Thirty-three of those flights went smoothly. About three hours into the 34th, things went south.
MacDonald, who is now safe at home in Burnaby, B.C., is recounting the seconds, minutes and hours after he realized the engine in his small aircraft had quit, and how far he and his passenger were from land.
The pair were soaring at about 457 metres above the ocean, just low enough so they could see all kinds of whales, orcas, dolphins and turtles, on April 18.
Three hours into the four-hour flight, "the engine just went silent," MacDonald recalled.
"I just immediately turned left 90 degrees, because that was the closest to the land," he told Gloria Macarenko, the host of CBC's On The Coast.
They were about 11 kilometres away from the shore, and falling about 150 metres per minute, MacDonald said.
"Three minutes is all we had left to play with."

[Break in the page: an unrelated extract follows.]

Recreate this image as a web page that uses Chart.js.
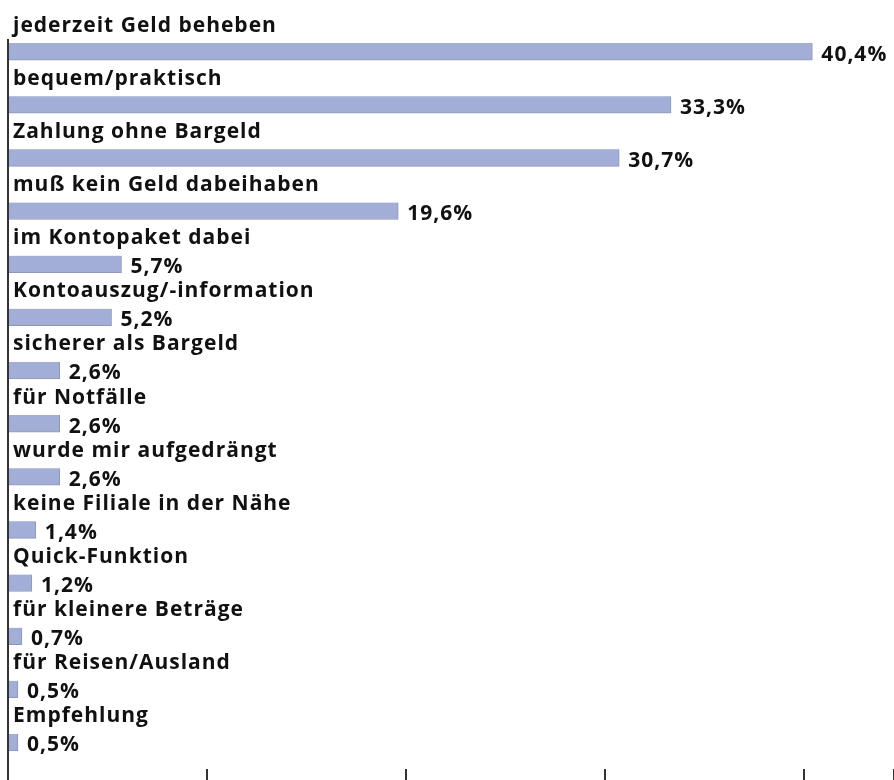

He spent about 90 seconds trying to figure out what had gone wrong in the four-seater Cessna 182. When nothing worked, he knew they were going to hit the water.
MacDonald, 47, has been flying since 2012, and the procedure around what to do in the event of a crash landing has been drilled into him.
"We talk about it a lot, about the possibility of ditching," he said. "Every day we go over a briefing and remember how to do this procedure, that procedure and make sure that we know what we're doing."
MacDonald, 47, passed a pillow to his passenger so she could cover her face to protect herself from debris.
They tightened their harnesses and prepared for impact.
MacDonald remembers trying to navigate the big swells in the ocean.